Methionine deficiency facilitates antitumour immunity by altering m(6)A methylation of immune checkpoint transcripts

OBJECTIVE: Methionine metabolism is involved in a myriad of cellular functions, including methylation reactions and redox maintenance. Nevertheless, it remains unclear whether methionine metabolism, RNA methylation and antitumour immunity are molecularly intertwined. DESIGN: The antitumour immunity effect of methionine-restricted diet (MRD) feeding was assessed in murine models. The mechanisms of methionine and YTH domain-containing family protein 1 (YTHDF1) in tumour immune escape were determined in vitro and in vivo.
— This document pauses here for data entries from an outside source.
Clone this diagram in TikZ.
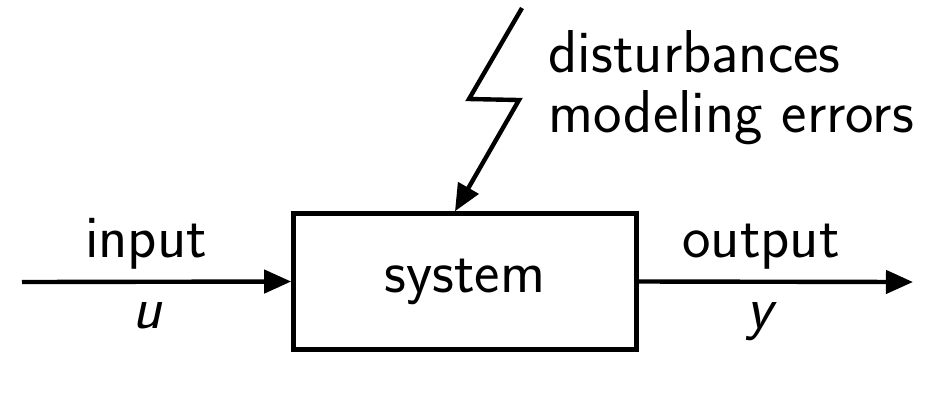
\documentclass[tikz,border=0pt]{standalone}
\usetikzlibrary{arrows.meta}
\begin{document}
\begin{tikzpicture}[x=0.01cm,y=-0.01cm,
  lbl/.style={font=\sffamily\fontsize{17.2}{20}\selectfont, inner sep=0pt},
  arr/.style={line width=1.25pt, -{Triangle[length=0.27cm,width=0.23cm]}},
  boxst/.style={draw, line width=1.25pt, minimum width=3.43cm, minimum height=1.36cm, inner sep=0pt}]
\useasboundingbox (0,0) rectangle (935,417);
\node[boxst] (sys) at (465,281.5) {};
\node[lbl, anchor=base] (systxt) at (465,292) {system};
\coordinate (in) at (22,282);
\coordinate (out) at (913,282);
\draw[arr] (in) -- (sys.west);
\draw[arr] (sys.east) -- (out);
\node[lbl, anchor=base] (inlbl) at (146,257) {input};
\node[lbl, anchor=base] (ulbl) at (147,328) {\itshape u};
\node[lbl, anchor=base] (outlbl) at (761,257) {output};
\node[lbl, anchor=base] (ylbl) at (760,328) {\itshape y};
\coordinate (t) at (522,8);
\coordinate (b1) at (469,99);
\coordinate (b2) at (519,100);
\coordinate (hx) at (455,0);
\draw[arr] (t) -- (b1) -- (b2) -- (hx |- sys.north);
\node[lbl, anchor=base west] (dist) at (548,72) {disturbances};
\node[lbl, anchor=base west] (moderr) at (548,132) {modeling errors};
\end{tikzpicture}
\end{document}
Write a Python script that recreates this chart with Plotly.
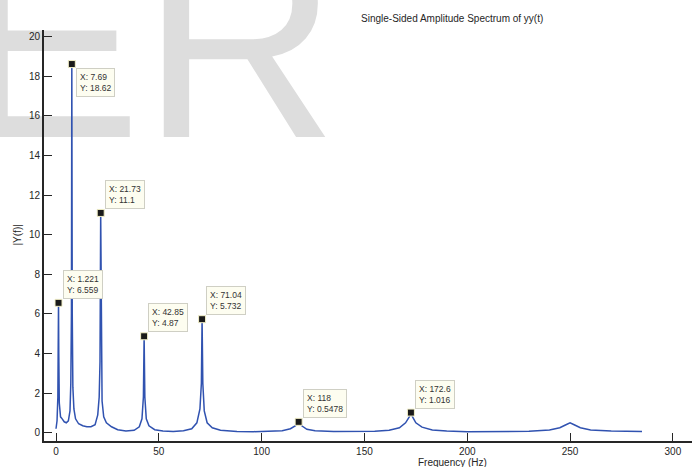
import plotly.graph_objects as go

# Spectrum (frequency in Hz, amplitude |Y(f)|)
freq = [0, 0.5, 0.9, 1.1, 1.221, 1.35, 1.6, 2.2, 3, 4, 5, 6, 6.8, 7.2, 7.5, 7.69, 7.9, 8.2, 8.7, 9.5,
        11, 13, 15, 17, 19, 20.3, 21.0, 21.4, 21.73, 22.0, 22.4, 23.2, 24.5, 27, 30, 34, 38, 40.5,
        41.8, 42.5, 42.85, 43.2, 43.9, 45.2, 48, 52, 57, 62, 66, 68.5, 70, 70.7, 71.04, 71.4, 72.1,
        73.5, 76, 80, 88, 96, 104, 110, 114, 116.5, 118, 119.5, 122, 126, 135, 145, 155, 162, 167,
        170, 171.8, 172.6, 173.4, 175, 178, 183, 190, 200, 215, 230, 240, 245, 248, 250, 252, 255,
        260, 270, 285]
amp = [0.2, 0.6, 1.8, 4.0, 6.559, 4.0, 1.5, 0.8, 0.7, 0.55, 0.5, 0.6, 1.1, 2.5, 6.0, 18.62, 6.0, 2.3, 1.2, 0.7,
       0.45, 0.35, 0.3, 0.3, 0.4, 0.9, 1.8, 3.6, 11.1, 3.6, 1.6, 0.8, 0.5, 0.3, 0.15, 0.08, 0.12, 0.3,
       0.7, 1.8, 4.87, 1.8, 0.7, 0.35, 0.15, 0.08, 0.06, 0.1, 0.2, 0.5, 1.2, 2.5, 5.732, 2.5, 1.1,
       0.5, 0.25, 0.12, 0.06, 0.05, 0.06, 0.1, 0.2, 0.35, 0.5478, 0.35, 0.17, 0.1, 0.06, 0.05, 0.07, 0.12, 0.25,
       0.5, 0.8, 1.016, 0.8, 0.5, 0.28, 0.14, 0.08, 0.05, 0.05, 0.07, 0.14, 0.25, 0.4, 0.5, 0.4, 0.25,
       0.14, 0.08, 0.06]

# Data tips
tip_x = [1.221, 7.69, 21.73, 42.85, 71.04, 118, 172.6]
tip_y = [6.559, 18.62, 11.1, 4.87, 5.732, 0.5478, 1.016]
tip_xtext = ["1.221", "7.69", "21.73", "42.85", "71.04", "118", "172.6"]
tip_ytext = ["6.559", "18.62", "11.1", "4.87", "5.732", "0.5478", "1.016"]
tip_side = ["bottom", "top", "bottom", "bottom", "bottom", "bottom", "bottom"]

x_ticks = [0, 50, 100, 150, 200, 250, 300]
y_ticks = [0, 2, 4, 6, 8, 10, 12, 14, 16, 18, 20]

title_text = "Single-Sided Amplitude Spectrum of yy(t)"
xlabel_text = "Frequency (Hz)"
ylabel_text = "|Y(f)|"
watermark_text = "ER"

FONT = "Liberation Sans, Arial, Helvetica, sans-serif"

fig = go.Figure()

# watermark (drawn beneath everything)
fig.add_trace(go.Scatter(
    x=[45.2], y=[18.37], mode="text", text=[watermark_text],
    textposition="middle center",
    textfont=dict(family=FONT, size=272, color="#dddddd"),
    cliponaxis=False, hoverinfo="skip", showlegend=False))

fig.add_trace(go.Scatter(
    x=freq, y=amp, mode="lines",
    line=dict(color="#3052b0", width=1.5),
    hoverinfo="skip", showlegend=False, cliponaxis=False))

fig.add_trace(go.Scatter(
    x=tip_x, y=tip_y, mode="markers",
    marker=dict(symbol="square", size=7, color="#1a1a1a",
                line=dict(color="#f3f0c8", width=1)),
    hoverinfo="skip", showlegend=False, cliponaxis=False))

annotations = []
for xv, yv, xt, yt, side in zip(tip_x, tip_y, tip_xtext, tip_ytext, tip_side):
    annotations.append(dict(
        x=xv, y=yv, xref="x", yref="y", showarrow=False,
        text=f"X: {xt}<br>Y: {yt}", align="left",
        xanchor="left", yanchor=side,
        xshift=4, yshift=(4 if side == "bottom" else -4),
        font=dict(family=FONT, size=8.5, color="#333333"),
        bgcolor="#fdfdf0", bordercolor="#cfcfc4", borderwidth=1, borderpad=3))

annotations.append(dict(
    x=(452 - 44) / 648, y=(440.7 - 462) / 410.7, xref="paper", yref="paper",
    showarrow=False, text=xlabel_text, xanchor="center", yanchor="middle",
    font=dict(family=FONT, size=10, color="#262626")))
annotations.append(dict(
    x=(17 - 44) / 648, y=0.5, xref="paper", yref="paper", textangle=-90,
    showarrow=False, text=ylabel_text, xanchor="center", yanchor="middle",
    font=dict(family=FONT, size=10, color="#262626")))
annotations.append(dict(
    x=(452 - 44) / 648, y=(440.7 - 19) / 410.7, xref="paper", yref="paper",
    showarrow=False, text=title_text, xanchor="center", yanchor="middle",
    font=dict(family=FONT, size=10, color="#262626")))

fig.update_layout(
    width=692, height=467, autosize=False,
    margin=dict(l=44, r=0, t=30, b=26.3, pad=0),
    paper_bgcolor="white", plot_bgcolor="white",
    annotations=annotations,
    font=dict(family=FONT, size=10, color="#262626"),
    xaxis=dict(range=[-5.84, 309.3], tickvals=x_ticks, ticktext=[str(v) for v in x_ticks],
               ticks="inside", ticklen=8, tickwidth=1, tickcolor="#262626",
               showline=True, linewidth=2, linecolor="#262626",
               showgrid=False, zeroline=False,
               tickfont=dict(family=FONT, size=10, color="#262626")),
    yaxis=dict(range=[-0.42, 20.34], tickvals=y_ticks, ticktext=[str(v) for v in y_ticks],
               ticks="inside", ticklen=8, tickwidth=1, tickcolor="#262626",
               showline=True, linewidth=2, linecolor="#262626",
               showgrid=False, zeroline=False,
               tickfont=dict(family=FONT, size=10, color="#262626")),
)

fig.write_html("out.html",
               config={"displayModeBar": False, "staticPlot": True},
               post_script="document.body.style.margin='0';document.body.style.padding='0';")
The synergistic effects of MRD or YTHDF1 depletion with PD-1 blockade were also investigated. RESULTS: We found that dietary methionine restriction reduced tumour growth and enhanced antitumour immunity by increasing the number and cytotoxicity of tumour-infiltrating CD8(+) T cells in different mouse models. Mechanistically, the S-adenosylmethionine derived from methionine metabolism promoted the N(6)-methyladenosine (m(6)A) methylation and translation of immune checkpoints, including PD-L1 and V-domain Ig suppressor of T cell activation (VISTA), in tumour cells. Furthermore, MRD or m(6)A-specific binding protein YTHDF1 depletion inhibited tumour growth by restoring the infiltration of CD8(+) T cells, and synergised with PD-1 blockade for better tumour control. Clinically, YTHDF1 expression correlated with poor prognosis and immunotherapy outcomes for cancer patients. CONCLUSIONS: Methionine and YTHDF1 play a critical role in anticancer immunity through regulating the functions of T cells. Targeting methionine metabolism or YTHDF1 could be a potential new strategy for cancer immunotherapy.